Andrei Lankov, a prominent Russian scholar on North Korea who teaches at a Seoul university, was detained in Latvia while delivering a lecture, Russian media reported.
Mr Lankov confirmed to multiple news agencies that he was detained by Latvian police just minutes before delivering a lecture on North Korea and placed on a blacklist by the country’s authorities.
Mr Lankov said police officers took him to an immigration office and then placed him in a car that took him to the border with Estonia.

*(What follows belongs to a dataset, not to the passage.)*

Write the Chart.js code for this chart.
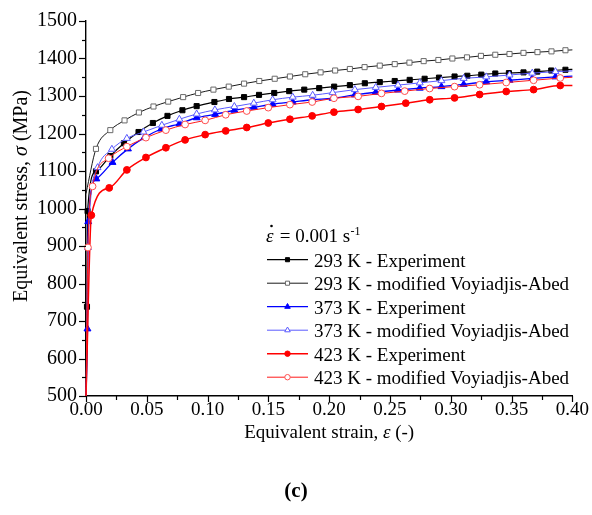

He was eventually expelled from the country.
At around 11pm Moscow time, Mr Lankov said that he was still being held, adding that lawyers were working on his case and friends were helping with logistics.
“About thirty minutes before the event, police and immigration came and told me that the foreign ministry of Latvia included me on its list of undesirable people,” he told NK News.
While Latvian authorities haven’t issued an official clarification, Me Lankov believes it could be related to his views on North Korea. “I believe they see my writing style as excessively objective and they see it as a problem,” he said. “I say positive things about North Korea sometimes, and when negative, not in a hysterical style.”
Officials at South Korea’s Kookmin University, where Lankov is a professor of history, said they were trying to assess the situation.
Mr Lankov’s lawyer later confirmed that the scholar was blacklisted from the country, however, the designation didn’t prevent him from entering the country, according to the Russian Anti-War Committee.
“Overall everything is fairly clear. The authorities do not like the fact that I refuse to turn real-life situations into politically convenient caricatures,” the scholar said in a post on Telegram.
A native of Leningrad, now called St Petersburg, Mr Lankov lived for years in North Korea as an exchange student in the 1980s and has studied the country throughout his career. In the 1990s, he worked in South Korea and Australia, and since 2004 has taught in Seoul. He holds dual Russian and Australian citizenship.
Mr Lankov has been known for his realist view of North Korea, which he often describes as a Machiavellian regime squeezing limited resources and manipulating major powers to ensure its survival. He has also expressed critical views of Russia’s war in Ukraine and Moscow’s use of North Korean troops to sustain its campaign.
In April 2025, a court in Moscow reportedly fined him 10,000 rubles (£92) for taking part in the activities of an organisation that had been recognised as “undesirable” in Russia. Mr Lankov told RBK at the time that he learned about the case from journalists.